Sri Lanka experienced a 26-year civil war and whilst the country has undergone significant progress in the past decade there are still regions where there is a significant lack of quality education. Schools aren’t properly equipped and teachers aren’t trained.
Moreover, the civil war had devastating consequences on broader societal and mental health challenges: many children lost their parents and others suffer from trauma-related stress leading to high-dropout rates and a prevalence of child labour.

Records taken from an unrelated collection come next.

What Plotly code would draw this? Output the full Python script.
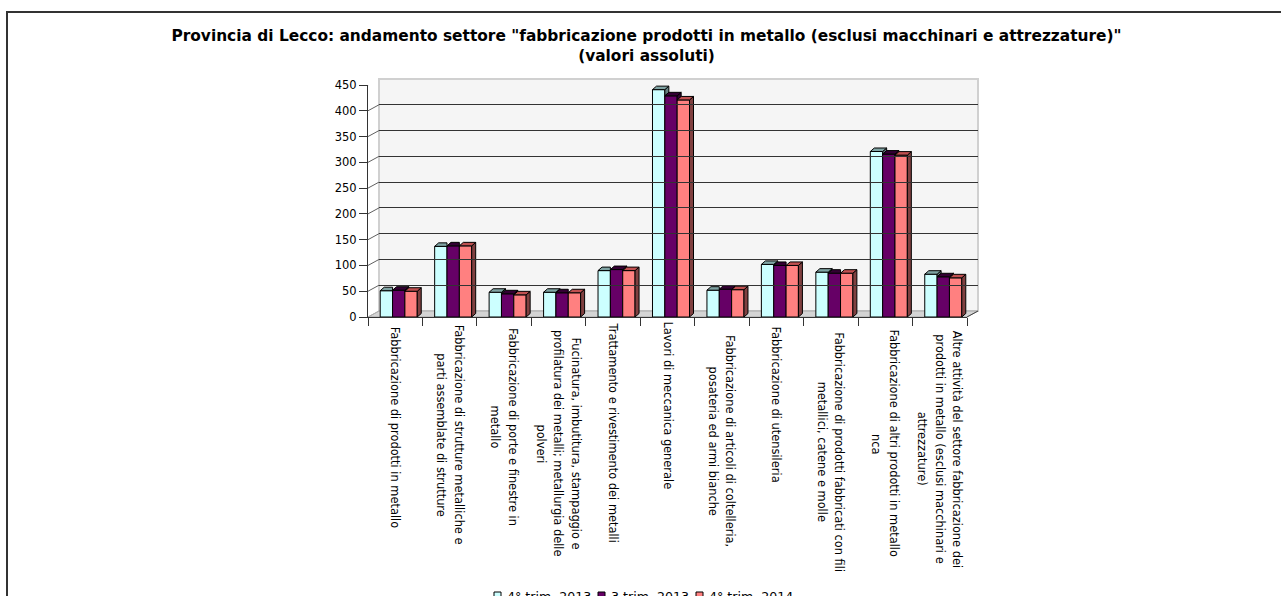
import plotly.graph_objects as go

W, H = 1281, 596

categories = [
    "Fabbricazione di prodotti in metallo",
    "Fabbricazione di strutture metalliche e<br>parti assemblate di strutture",
    "Fabbricazione di porte e finestre in<br>metallo",
    "Fucinatura, imbutitura, stampaggio e<br>profilatura dei metalli; metallurgia delle<br>polveri",
    "Trattamento e rivestimento dei metalli",
    "Lavori di meccanica generale",
    "Fabbricazione di articoli di coltelleria,<br>posateria ed armi bianche",
    "Fabbricazione di utensileria",
    "Fabbricazione di prodotti fabbricati con fili<br>metallici, catene e molle",
    "Fabbricazione di altri prodotti in metallo<br>nca",
    "Altre attività del settore fabbricazione dei<br>prodotti in metallo (esclusi macchinari e<br>attrezzature)",
]
trim_4_2013 = [51, 137, 48, 48, 90, 441, 52, 102, 87, 321, 83]
trim_3_2013 = [52, 138, 45, 47, 92, 429, 54, 100, 85, 316, 78]
trim_4_2014 = [50, 138, 43, 47, 90, 421, 53, 100, 85, 314, 76]
series_names = ["4° trim. 2013", "3 trim. 2013", "4° trim. 2014"]
colors = ["#CCFFFF", "#660066", "#FF8080"]
tops = ["#7FA3A3", "#330033", "#C05050"]
sides = ["#668080", "#330033", "#804040"]
y_ticks = list(range(0, 451, 50))
title = ('Provincia di Lecco: andamento settore "fabbricazione prodotti in metallo '
         '(esclusi macchinari e attrezzature)"<br>(valori assoluti)')

FONT = "DejaVu Sans"
X0, X1, Y0, Y450 = 368.0, 967.0, 317.0, 85.0
WALL_DX, WALL_DY = 11.0, 6.0
BAR_DX = 3.5
DEPTH_X, DEPTH_Y = 4.0, 3.5
BARGAP = 0.32
LINE_STEP = 17.5
CHAR_PX = 5.5
LABEL_TOP = 328


def dx(px0, px1):
    return [px0 / W, px1 / W]


def dy(py_bottom, py_top):
    return [1 - py_bottom / H, 1 - py_top / H]


fig = go.Figure()
values = [trim_4_2013, trim_3_2013, trim_4_2014]
n = len(categories)
positions = list(range(n))
x_unit = (X1 - X0) / n
y_unit = (Y0 - Y450) / 450
bar_w = (1 - BARGAP) / 3
ddx = DEPTH_X / x_unit
ddy = DEPTH_Y / y_unit

# 3D sides and tops of each bar, worked out from the values
for s, vals in enumerate(values):
    side_x, side_y, top_x, top_y = [], [], [], []
    for i, v in enumerate(vals):
        left = i - (1 - BARGAP) / 2 + s * bar_w
        right = left + bar_w
        nxt = values[s + 1][i] if s < 2 else 0
        if nxt < v:
            low = nxt
            side_x += [right, right + ddx, right + ddx, right, right, None]
            side_y += [low, low + ddy, v + ddy, v, low, None]
            top_x += [left, left + ddx, right + ddx, right, left, None]
            top_y += [v, v + ddy, v + ddy, v, v, None]
        else:
            top_x += [left, left + ddx, right, right, left, None]
            top_y += [v, v + ddy, v + ddy, v, v, None]
    for xs, ys, col in ((side_x, side_y, sides[s]), (top_x, top_y, tops[s])):
        fig.add_trace(go.Scatter(
            x=xs, y=ys, xaxis="x2", yaxis="y2", mode="lines", fill="toself",
            fillcolor=col, line=dict(color="#000000", width=1),
            hoverinfo="skip", showlegend=False))

for s, vals in enumerate(values):
    fig.add_trace(go.Bar(
        x=positions, y=vals, name=series_names[s], xaxis="x2", yaxis="y2",
        marker=dict(color=colors[s], line=dict(color="#000000", width=1)),
        showlegend=False,
    ))

fig.add_trace(go.Scatter(x=[None], y=[None], xaxis="x3", yaxis="y3", showlegend=False, hoverinfo="skip"))
fig.add_trace(go.Scatter(x=[None], y=[None], xaxis="x", yaxis="y", showlegend=False, hoverinfo="skip"))

shapes = [
    # outer page frame, runs off the right and bottom of the picture
    dict(type="rect", xref="paper", yref="paper", x0=7 / W, x1=1.02, y0=-0.02, y1=1 - 12 / H,
         line=dict(color="#333333", width=2), fillcolor="rgba(0,0,0,0)", layer="below"),
    # back wall
    dict(type="rect", xref="paper", yref="paper",
         x0=(X0 + WALL_DX) / W, x1=(X1 + WALL_DX) / W,
         y0=1 - (Y0 - WALL_DY) / H, y1=1 - (Y450 - WALL_DY) / H,
         line=dict(color="#D0D0D0", width=2), fillcolor="#F5F5F5", layer="below"),
    # floor
    dict(type="path", xref="paper", yref="paper",
         path=(f"M{X0 / W},{1 - Y0 / H} L{(X0 + WALL_DX) / W},{1 - (Y0 - WALL_DY) / H} "
               f"L{(X1 + WALL_DX) / W},{1 - (Y0 - WALL_DY) / H} L{X1 / W},{1 - Y0 / H} Z"),
         line=dict(color="#A8A8A8", width=1), fillcolor="#D4D4D4", layer="below"),
]
# short diagonals from the axis to the wall at each tick
for t in y_ticks:
    shapes.append(dict(type="line", xref="paper", yref="y", x0=X0 / W, x1=(X0 + WALL_DX) / W,
                       y0=t, y1=t + WALL_DY / y_unit,
                       line=dict(color="#B0B0B0" if t in (0, 450) else "#606060", width=1),
                       layer="below"))
# right edge diagonal of the floor
shapes.append(dict(type="line", xref="paper", yref="paper", x0=X1 / W, x1=(X1 + WALL_DX) / W,
                   y0=1 - Y0 / H, y1=1 - (Y0 - WALL_DY) / H,
                   line=dict(color="#444444", width=1)))

annotations = []
for i, c in enumerate(categories):
    lines = c.split("<br>")
    center = LABEL_TOP + max(len(l) for l in lines) * CHAR_PX / 2
    for k, line in enumerate(lines):
        annotations.append(dict(
            text=line, x=i, xref="x", y=1 - center / H, yref="paper", textangle=90,
            showarrow=False, xanchor="center", yanchor="middle",
            xshift=((len(lines) - 1) / 2 - k) * LINE_STEP,
            font=dict(family=FONT, size=11.4, color="#000000")))

# legend: small square swatches and tight text, cut by the bottom of the picture
legend_x = [494, 598, 696]
for name, col, lx in zip(series_names, colors, legend_x):
    shapes.append(dict(type="rect", xref="paper", yref="paper",
                       x0=lx / W, x1=(lx + 7) / W, y0=1 - 599 / H, y1=1 - 592 / H,
                       line=dict(color="#000000", width=1), fillcolor=col))
    annotations.append(dict(text=name, xref="paper", yref="paper", x=(lx + 12) / W, y=1 - 588 / H,
                            xanchor="left", yanchor="top", showarrow=False, borderpad=0,
                            font=dict(family=FONT, size=12.6, color="#000000")))

fig.update_layout(
    width=W, height=H,
    margin=dict(l=0, r=0, t=0, b=0, pad=0, autoexpand=False),
    paper_bgcolor="#FFFFFF", plot_bgcolor="rgba(0,0,0,0)",
    barmode="group", bargap=BARGAP, bargroupgap=0,
    font=dict(family=FONT, color="#000000"),
    title=dict(text=title, x=646.5 / W, xanchor="center", y=1 - 41 / H, yanchor="top",
               font=dict(family=FONT, size=15.4, color="#000000", weight="bold")),
    showlegend=False,
    shapes=shapes, annotations=annotations,
    xaxis=dict(domain=dx(X0, X1), range=[-0.5, n - 0.5], anchor="y",
               tickmode="array", tickvals=[i - 0.5 for i in range(n + 1)], ticktext=[""] * (n + 1),
               ticks="outside", ticklen=8, tickcolor="#333333", showgrid=False, zeroline=False,
               showline=True, linecolor="#333333", linewidth=1),
    yaxis=dict(domain=dy(Y0, Y450), range=[0, 450], anchor="x",
               tickmode="array", tickvals=y_ticks, ticks="outside", ticklen=8, tickcolor="#333333",
               tickfont=dict(family=FONT, size=11.5, color="#000000"), showgrid=False, zeroline=False,
               showline=True, linecolor="#333333", linewidth=1),
    xaxis2=dict(domain=dx(X0 + BAR_DX, X1 + BAR_DX), range=[-0.5, n - 0.5], anchor="y2", visible=False),
    yaxis2=dict(domain=dy(Y0, Y450), range=[0, 450], anchor="x2", visible=False),
    xaxis3=dict(domain=dx(X0 + WALL_DX, X1 + WALL_DX), range=[-0.5, n - 0.5], anchor="y3", visible=False),
    yaxis3=dict(domain=dy(Y0 - WALL_DY, Y450 - WALL_DY), range=[0, 450], anchor="x3",
                tickmode="array", tickvals=y_ticks[1:-1], showticklabels=False, ticks="",
                showgrid=True, gridcolor="#333333", gridwidth=1, zeroline=False, showline=False),
)

fig.write_html("out.html", config={"displayModeBar": False},
               post_script="document.body.style.margin='0';document.documentElement.style.overflow='hidden';")
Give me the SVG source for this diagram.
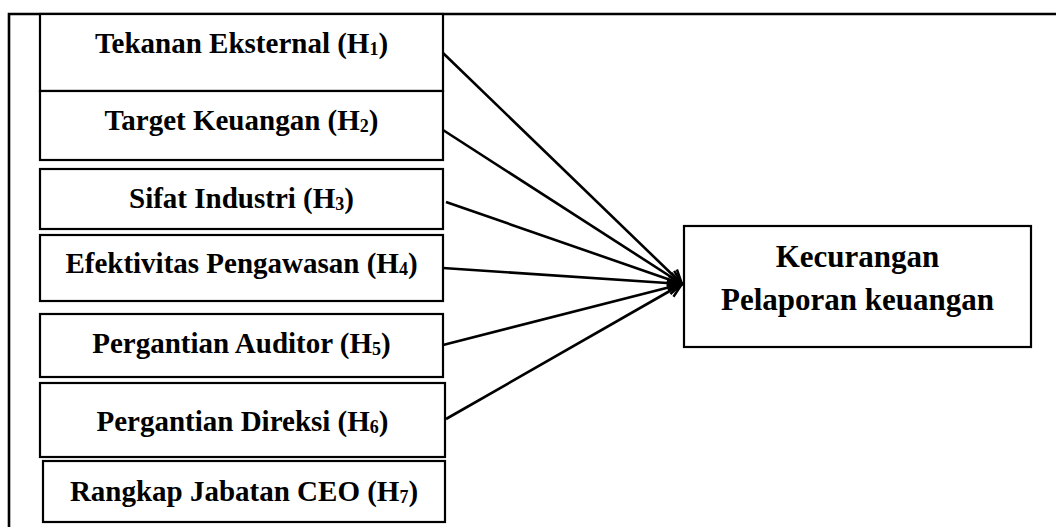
<svg xmlns="http://www.w3.org/2000/svg" width="1056" height="527" viewBox="0 0 1056 527">
<style>
.box{fill:#fff;stroke:#000;stroke-width:2.2}
.lbl{font-family:"Liberation Serif","Times New Roman",serif;font-weight:bold;font-size:29px;fill:#000;text-anchor:middle}
.big{font-size:31px}
.sub{font-size:18px}
.conn line{stroke:#000;stroke-width:2.6}
</style>
<defs>
<marker id="ah" viewBox="0 0 12 12" refX="11" refY="6" markerWidth="15" markerHeight="15" markerUnits="userSpaceOnUse" orient="auto" overflow="visible">
<path d="M0,0.5 L11,6 L0,11.5" fill="none" stroke="#000" stroke-width="2"/>
</marker>
</defs>
<rect width="1056" height="527" fill="#fff"/>
<g id="frame">
<path d="M9,527 L9,14 L1056,14" fill="none" stroke="#000" stroke-width="2.6"/>
</g>
<g id="h1"><rect class="box" x="40" y="14" width="403" height="77"/><text class="lbl" x="241.5" y="53">Tekanan Eksternal (H<tspan class="sub" dy="2">1</tspan><tspan dy="-2">)</tspan></text></g>
<g id="h2"><rect class="box" x="40" y="91" width="403" height="69"/><text class="lbl" x="241.5" y="130">Target Keuangan (H<tspan class="sub" dy="2">2</tspan><tspan dy="-2">)</tspan></text></g>
<g id="h3"><rect class="box" x="40" y="169" width="403" height="60"/><text class="lbl" x="241.5" y="208">Sifat Industri (H<tspan class="sub" dy="2">3</tspan><tspan dy="-2">)</tspan></text></g>
<g id="h4"><rect class="box" x="40" y="235" width="403" height="66"/><text class="lbl" x="241.5" y="273">Efektivitas Pengawasan (H<tspan class="sub" dy="2">4</tspan><tspan dy="-2">)</tspan></text></g>
<g id="h5"><rect class="box" x="40" y="314" width="403" height="63"/><text class="lbl" x="241.5" y="353">Pergantian Auditor (H<tspan class="sub" dy="2">5</tspan><tspan dy="-2">)</tspan></text></g>
<g id="h6"><rect class="box" x="40" y="383" width="405" height="74"/><text class="lbl" x="242.5" y="431">Pergantian Direksi (H<tspan class="sub" dy="2">6</tspan><tspan dy="-2">)</tspan></text></g>
<g id="h7"><rect class="box" x="43" y="461" width="402" height="61"/><text class="lbl" x="244" y="501">Rangkap Jabatan CEO (H<tspan class="sub" dy="2">7</tspan><tspan dy="-2">)</tspan></text></g>
<g id="target"><rect class="box" x="684" y="226" width="347" height="121"/><text class="lbl big" x="857.5" y="267">Kecurangan</text><text class="lbl big" x="857.5" y="310">Pelaporan keuangan</text></g>
<g class="conn" id="connectors">
<line x1="443" y1="53" x2="682" y2="284" marker-end="url(#ah)"/>
<line x1="443" y1="130" x2="682" y2="284" marker-end="url(#ah)"/>
<line x1="446" y1="202" x2="682" y2="284" marker-end="url(#ah)"/>
<line x1="443" y1="268" x2="682" y2="284" marker-end="url(#ah)"/>
<line x1="443" y1="345" x2="682" y2="284" marker-end="url(#ah)"/>
<line x1="446" y1="419" x2="682" y2="284" marker-end="url(#ah)"/>
</g>
</svg>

Natural disasters and annual monsoons further disrupt the education system. In May 2018, Sri Lanka’s southwest monsoon triggered flooding and landslides that affected over 175,000 people and displaced 20,000 families. Schools were damaged and children were unable to go to school.
What We Do
In June 2017, after conversations with Government departments, international agencies and local charities, Street Child established a presence in Sri Lanka.
We are based in Batticaloa in the Eastern Province, the country’s most socio-economically deprived region.
We are running a series of pilot projects to support education, child protection and disaster-risk resilience, which we will then scale to support as many children as possible.
In February 2018, in partnership with local education authorities, Street Child of Sri Lanka began a six-month teacher training programme aimed at improving curriculum knowledge and teaching techniques for 90 primary and secondary school English teachers through interactive training sessions and in-classroom coaching.
We are now working to identify ‘lead teachers’ who will be trained to provide on-going mentoring and support for English teachers.
Building upon the success of the Batticaloa West project, Street Child will be expanding our teacher training model to other districts, beginning with a six-month teacher training programme working with 80 English teachers from Kanthale, Trincomalee in early 2019, providing training to more teachers and helping more children to access quality education.